_Task goal:_
Would you retype, exactly and without the pictures, the lines between the line holding "Convert this chart to matplotlib code." and the line holding "50, 43, 40]", inclusive, and nothing else?

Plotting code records
[START]

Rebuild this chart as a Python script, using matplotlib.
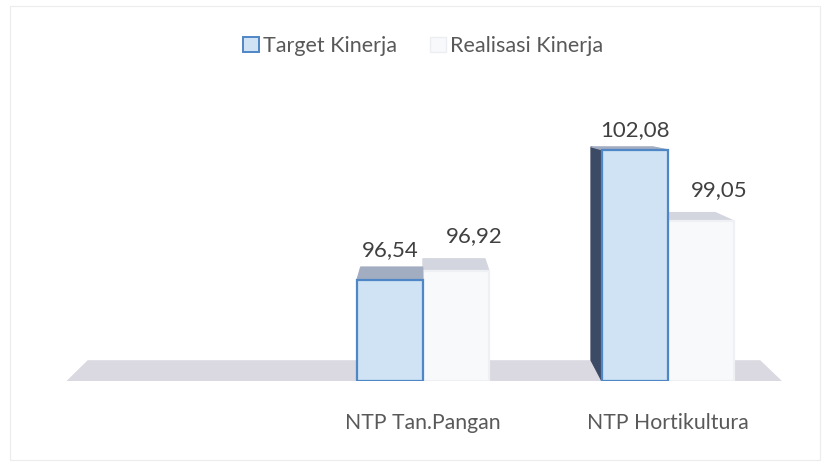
import matplotlib.pyplot as plt
import numpy as np
from matplotlib.patches import Patch, Polygon, Rectangle

categories = ["NTP Tan.Pangan", "NTP Hortikultura"]
target = [96.54, 102.08]
realisasi = [96.92, 99.05]
series_names = ["Target Kinerja", "Realisasi Kinerja"]
value_labels_target = ["96,54", "102,08"]
value_labels_real = ["96,92", "99,05"]

plt.rcParams["font.family"] = ["Lato", "DejaVu Sans"]
TEXT = "#595959"

fig = plt.figure(figsize=(8.27, 4.66), dpi=100)
W, H = 827, 466
ax = fig.add_axes([55.5 / W, (H - 381) / H, 735 / W, 281 / H])
ymin, ymax = 92.24, 104.2
ax.set_xlim(-1.5, 1.5)
ax.set_ylim(ymin, ymax)
ax.axis("off")

# light frame around the chart area
fig.patches.append(Rectangle((10 / W, 6 / H), 810 / W, 454 / H, transform=fig.transFigure,
                             fill=False, edgecolor="#ececec", linewidth=0.8))

fig.canvas.draw()
to_px = ax.transData
to_data = ax.transData.inverted()
VX, VY = 420, H - 111  # vanishing point in display pixels
KX, KY = 0.06, 0.077


def back(x, y):
    px, py = to_px.transform((x, y))
    return to_data.transform((px + (VX - px) * KX, py + (VY - py) * KY))


def poly(pts, **kw):
    ax.add_patch(Polygon(pts, closed=True, **kw))


# floor
fx0, fx1 = -1.455, 1.465
poly([(fx0, ymin), (fx1, ymin), back(fx1, ymin), back(fx0, ymin)],
     facecolor="#dad8e1", edgecolor="none", zorder=1)

x = np.arange(len(categories))
bw = 0.27


def bar3d(xc, value, front, edge, top, side, z):
    x0, x1 = xc - bw / 2, xc + bw / 2
    tl, tr = (x0, value), (x1, value)
    btl, btr = back(x0, value), back(x1, value)
    bbl = back(x0, ymin)
    # left side face, visible when the bar is right of the vanishing point
    if to_px.transform((x0, value))[0] > VX + 40:
        poly([(x0, ymin), tl, btl, bbl], facecolor=side, edgecolor=side, linewidth=0.8, zorder=z)
    poly([tl, tr, btr, btl], facecolor=top, edgecolor=top, linewidth=0.8, zorder=z)
    ax.add_patch(Rectangle((x0, ymin), bw, value - ymin, facecolor=front, edgecolor=edge,
                           linewidth=1.6, zorder=z + 0.5))
    return max(btl[1], btr[1], value)


for i in range(len(categories)):
    top_r = bar3d(x[i] + bw / 2, realisasi[i], "#f8f9fb", "#eef0f4", "#d4d6df", "#e0e2e8", 2)
    top_t = bar3d(x[i] - bw / 2, target[i], "#cfe3f4", "#4f86c6", "#a2adc1", "#3d4a66", 3)
    ax.annotate(value_labels_target[i], (x[i] - bw / 2, top_t), xytext=(0, 5), textcoords="offset points",
                ha="center", va="bottom", fontsize=16, color="#404040")
    ax.annotate(value_labels_real[i], (x[i] + bw / 2, top_r), xytext=(13, 9), textcoords="offset points",
                ha="center", va="bottom", fontsize=16, color="#404040")
    ax.annotate(categories[i], (x[i], ymin), xytext=(0, -30), textcoords="offset points",
                ha="center", va="center", fontsize=15.3, color=TEXT)

handles = [Patch(facecolor="#cfe3f4", edgecolor="#4f86c6", linewidth=1.4),
           Patch(facecolor="#f8f9fb", edgecolor="#eceef2", linewidth=1.0)]
fig.legend(handles, series_names, loc="center", bbox_to_anchor=(423 / W, 1 - 46 / H), ncol=2,
           frameon=False, fontsize=15.5, handlelength=0.75, handleheight=0.75, handletextpad=0.2,
           columnspacing=1.5, labelcolor=TEXT)

fig.savefig("out.png", dpi=100)
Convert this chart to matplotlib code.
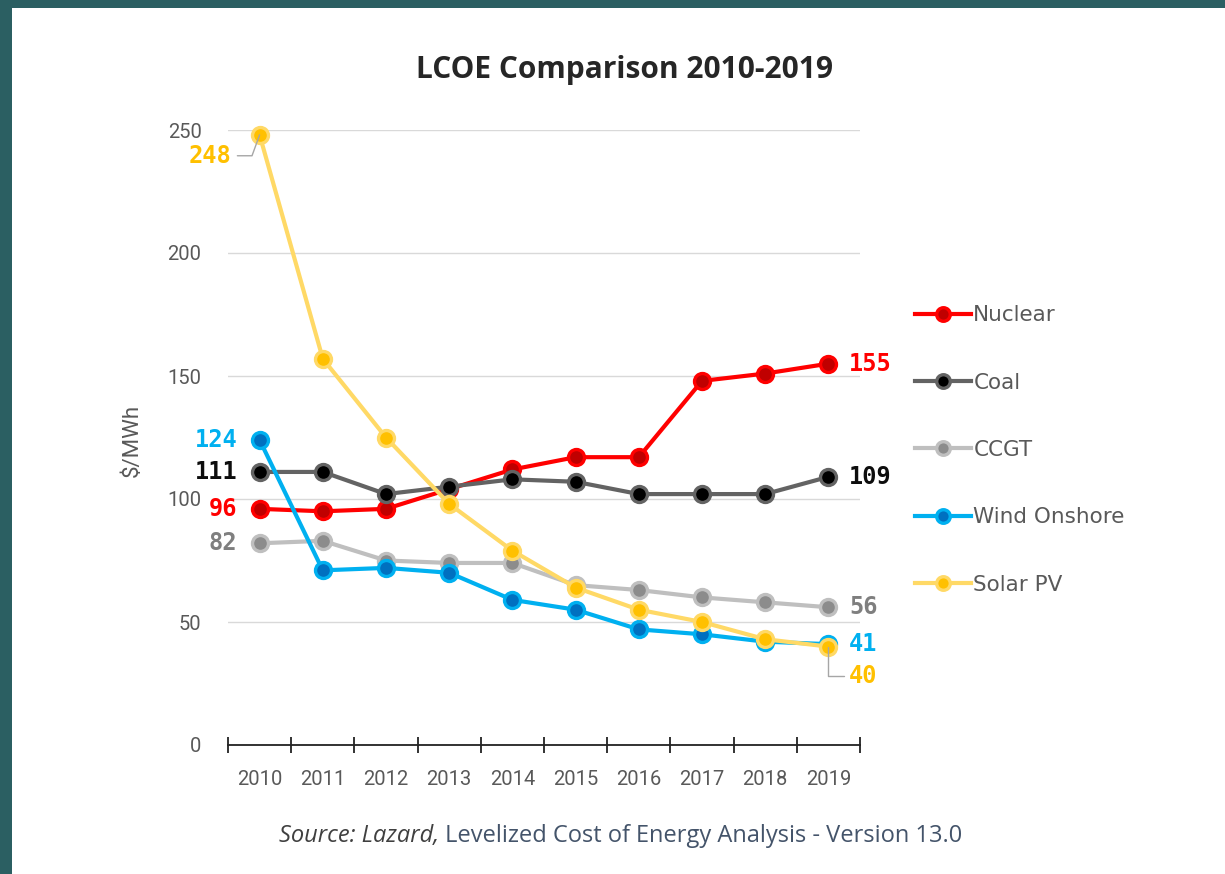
import numpy as np
import matplotlib
matplotlib.use("Agg")
import matplotlib.pyplot as plt
from matplotlib.patches import Rectangle
from matplotlib.ticker import FixedLocator

years = ["2010", "2011", "2012", "2013", "2014", "2015", "2016", "2017", "2018", "2019"]
nuclear = [96, 95, 96, 104, 112, 117, 117, 148, 151, 155]
coal = [111, 111, 102, 105, 108, 107, 102, 102, 102, 109]
ccgt = [82, 83, 75, 74, 74, 65, 63, 60, 58, 56]
wind = [124, 71, 72, 70, 59, 55, 47, 45, 42, 41]
solar = [248, 157, 125, 98, 79, 64, 55, 50, 43, 40]

series = [
    ("Nuclear", nuclear, "#ff0000", "#c00000", "#ff0000"),
    ("Coal", coal, "#636363", "#000000", "#0d0d0d"),
    ("CCGT", ccgt, "#bfbfbf", "#8c8c8c", "#7f7f7f"),
    ("Wind Onshore", wind, "#00b0f0", "#0070c0", "#00b0f0"),
    ("Solar PV", solar, "#ffd966", "#ffc000", "#ffc000"),
]

W, H = 1225, 874
fig = plt.figure(figsize=(W / 100, H / 100), dpi=100, facecolor="#2b5f62")
fig.patches.append(Rectangle((12 / W, 0), 1 - 12 / W, (H - 8) / H,
                             transform=fig.transFigure, facecolor="white",
                             edgecolor="none", zorder=-10))

ax = fig.add_axes([228 / W, (H - 745) / H, (860 - 228) / W, (745 - 130) / H])
ax.set_facecolor("none")

x = np.arange(len(years))
for name, vals, lc, mc, tc in series:
    ax.plot(x, vals, color=lc, lw=3, marker="o", ms=11.5, mfc=mc, mec=lc,
            mew=2.4, label=name, clip_on=False, zorder=3)

ax.set_xlim(-0.5, len(years) - 0.5)
ax.set_ylim(0, 250)
ax.set_yticks([0, 50, 100, 150, 200, 250])
ax.grid(axis="y", color="#d9d9d9", lw=1)
ax.set_axisbelow(True)
for s in ["top", "right", "left"]:
    ax.spines[s].set_visible(False)
ax.spines["bottom"].set_color("#222222")
ax.spines["bottom"].set_linewidth(1.3)
ax.spines["bottom"].set_zorder(4)

tick_font = ["Liberation Sans Narrow", "Roboto"]
ax.set_xticks(x)
ax.set_xticklabels(years, family=tick_font, fontsize=14.5, color="#595959")
ax.xaxis.set_minor_locator(FixedLocator(np.arange(-0.5, len(years), 1)))
ax.tick_params(axis="x", which="major", length=0, pad=18)
ax.tick_params(axis="x", which="minor", direction="inout", length=11.5,
               width=1.3, color="#222222")
ax.tick_params(axis="y", length=0, pad=19, labelsize=14.5, labelcolor="#595959")
for lab in ax.get_yticklabels():
    lab.set_family(tick_font)

ax.set_ylabel("$/MWh", fontsize=16, color="#595959", family=tick_font)
ax.yaxis.set_label_coords(-0.135, 0.495)

fig.text(625 / W, 1 - 70 / H, "LCOE Comparison 2010-2019", ha="center",
         va="center", fontsize=21.5, fontweight="bold", color="#262626",
         family="Open Sans")

# end labels
lab_kw = dict(fontsize=17, fontweight="bold", family="DejaVu Sans Mono",
              va="center", textcoords="offset points")
for name, vals, lc, mc, tc in series:
    if name == "Solar PV":
        continue
    ax.annotate(str(vals[0]), (x[0], vals[0]), xytext=(-16, 0), ha="right",
                color=tc, **lab_kw)
    ax.annotate(str(vals[-1]), (x[-1], vals[-1]), xytext=(15, 0), ha="left",
                color=tc, **lab_kw)

ax.annotate(str(solar[0]), (x[0], solar[0]), xytext=(-20, -15), ha="right",
            color="#ffc000",
            arrowprops=dict(arrowstyle="-", color="#a6a6a6", lw=1,
                            shrinkA=2, shrinkB=0, relpos=(1, 0.5),
                            connectionstyle="angle,angleA=0,angleB=70,rad=0"),
            **lab_kw)
ax.annotate(str(solar[-1]), (x[-1], solar[-1]), xytext=(15, -21), ha="left",
            color="#ffc000",
            arrowprops=dict(arrowstyle="-", color="#a6a6a6", lw=1,
                            shrinkA=2, shrinkB=0, relpos=(0, 0.5),
                            connectionstyle="angle,angleA=0,angleB=90,rad=0"),
            **lab_kw)

fig.legend(loc="center left", bbox_to_anchor=(904 / W, (H - 450) / H),
           frameon=False, fontsize=15.5, labelcolor="#595959",
           handlelength=2.6, handletextpad=0.12, labelspacing=2.2,
           borderpad=0, markerscale=0.85)

t1 = fig.text(279 / W, 1 - 836 / H, "Source: Lazard,", ha="left", va="center",
              fontsize=17, style="italic", color="#404040", family="Open Sans")
ax.annotate(" Levelized Cost of Energy Analysis - Version 13.0", xy=(1, 0.5),
            xycoords=t1, va="center", ha="left", fontsize=17,
            color="#44546a", family="Open Sans", annotation_clip=False)

fig.savefig("out.png", dpi=100, facecolor=fig.get_facecolor())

[END]

_Answer to this problem:_
Convert this chart to matplotlib code.
import numpy as np
import matplotlib
matplotlib.use("Agg")
import matplotlib.pyplot as plt
from matplotlib.patches import Rectangle
from matplotlib.ticker import FixedLocator

years = ["2010", "2011", "2012", "2013", "2014", "2015", "2016", "2017", "2018", "2019"]
nuclear = [96, 95, 96, 104, 112, 117, 117, 148, 151, 155]
coal = [111, 111, 102, 105, 108, 107, 102, 102, 102, 109]
ccgt = [82, 83, 75, 74, 74, 65, 63, 60, 58, 56]
wind = [124, 71, 72, 70, 59, 55, 47, 45, 42, 41]
solar = [248, 157, 125, 98, 79, 64, 55, 50, 43, 40]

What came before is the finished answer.